A typical sequence starts with a recruiter screen, then a hiring manager conversation, then rounds that test product sense, execution and metrics, leadership, and cross-functional influence. Some loops compress these themes. Some separate them. The format matters less than the logic behind it. LinkedIn is trying to find out whether you can think in systems, not whether you can memorize interview patterns.
The strongest candidates prepare for the fact that one answer often has to serve three audiences at once. The interviewer wants clarity. The hiring manager wants confidence. The org wants to know you will not create hidden work for the people around you. If your story only shows personal effort, it will feel thin. If it shows how you changed the shape of the work, it lands.
In one debrief, a candidate who had clearly rehearsed every answer still failed because nothing in the loop suggested they could make a call when data was incomplete. That was the entire problem. Not that they lacked frameworks, but that the frameworks were all surface and no spine. The interview was not a trivia test. It was a stress test of judgment.
Preparation Checklist
Preparation fails when it stays abstract.
- Map the LinkedIn surfaces you might be asked about, including feed, search, profile, messaging, recruiter tools, and trust-related systems.
- Build three stories around decisions, not projects. Each story should name the metric, the disagreement, the tradeoff, and the result.
- Practice a 30-second answer for “Why LinkedIn?” that is specific to the company’s network, trust, and monetization constraints.
- Rehearse one example where you killed a bad idea early. That is stronger signal than a story about shipping more.
- Work through a structured preparation system. The PM Interview Playbook covers product sense, metrics, and cross-functional conflict with real debrief examples, which is the part most candidates fake.
- Write down the likely interview loop in order and assign one story to each round instead of recycling the same anecdote.
- If compensation comes up, decide your floor and target before the recruiter call, not after you are emotionally attached to the role.
Mistakes to Avoid
Most candidates lose because they tell the story the team wants to hear, not the story the org can trust.
Pitfall 1: Describing activity as impact.
- BAD: “I ran weekly syncs, kept everyone aligned, and shipped on time.”
- GOOD: “I found the launch would hurt retention, changed scope, and proved the tradeoff was worth it.”
Pitfall 2: Treating LinkedIn like a generic consumer app.
- BAD: “I would make the feed more engaging and add better recommendations.”
- GOOD: “I would protect member trust, improve relevance, and be explicit about which metric gets better and which risk gets worse.”
Pitfall 3: Hiding disagreement behind polished collaboration language.
- BAD: “I worked well with all stakeholders.”
- GOOD: “The sales team wanted speed, the design team wanted quality, and I chose the path that preserved long-term usage even though it slowed the launch.”
FAQ
1. Is LinkedIn a good PM brand?
Yes, if you want a role that rewards judgment, analytics, and stakeholder influence. It is not the right brand if you only want visible shipping volume.

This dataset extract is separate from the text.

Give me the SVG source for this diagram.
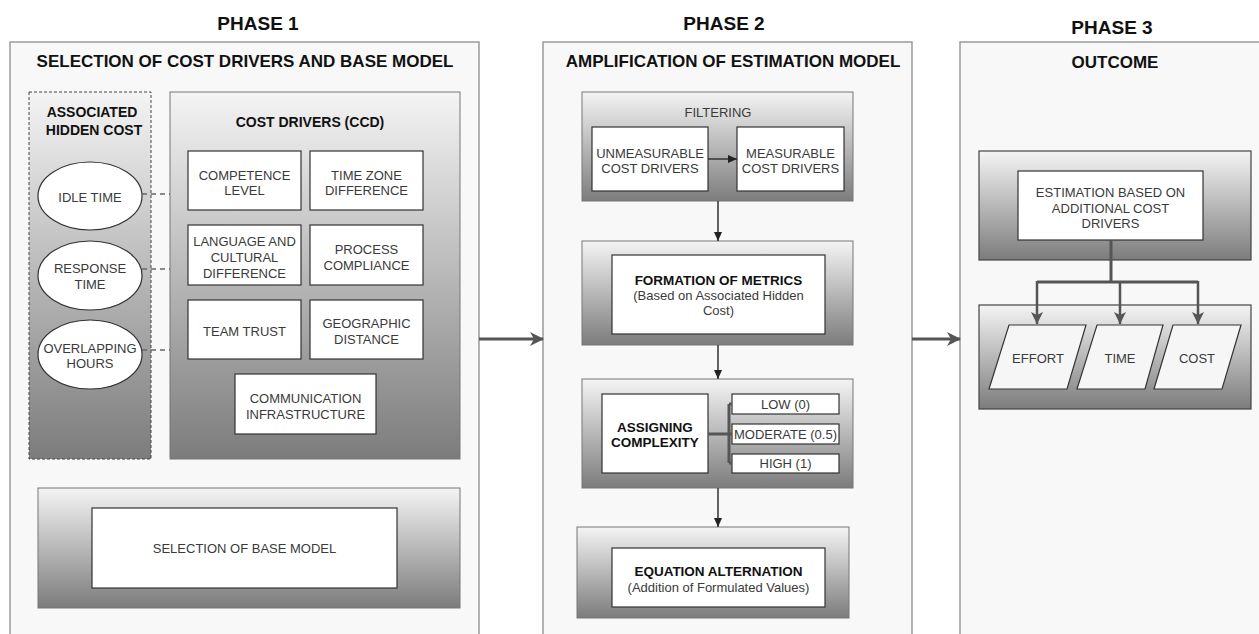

2. Do LinkedIn PMs need B2B experience?
Not always, but it helps on recruiter, sales, and enterprise surfaces. For consumer surfaces, the bigger requirement is understanding trust, network effects, and metric tradeoffs.
3. How do I stand out in a LinkedIn PM interview?
Show that you can make a hard choice and defend it. The winning signal is not polish, it is credible tradeoff thinking backed by a concrete outcome.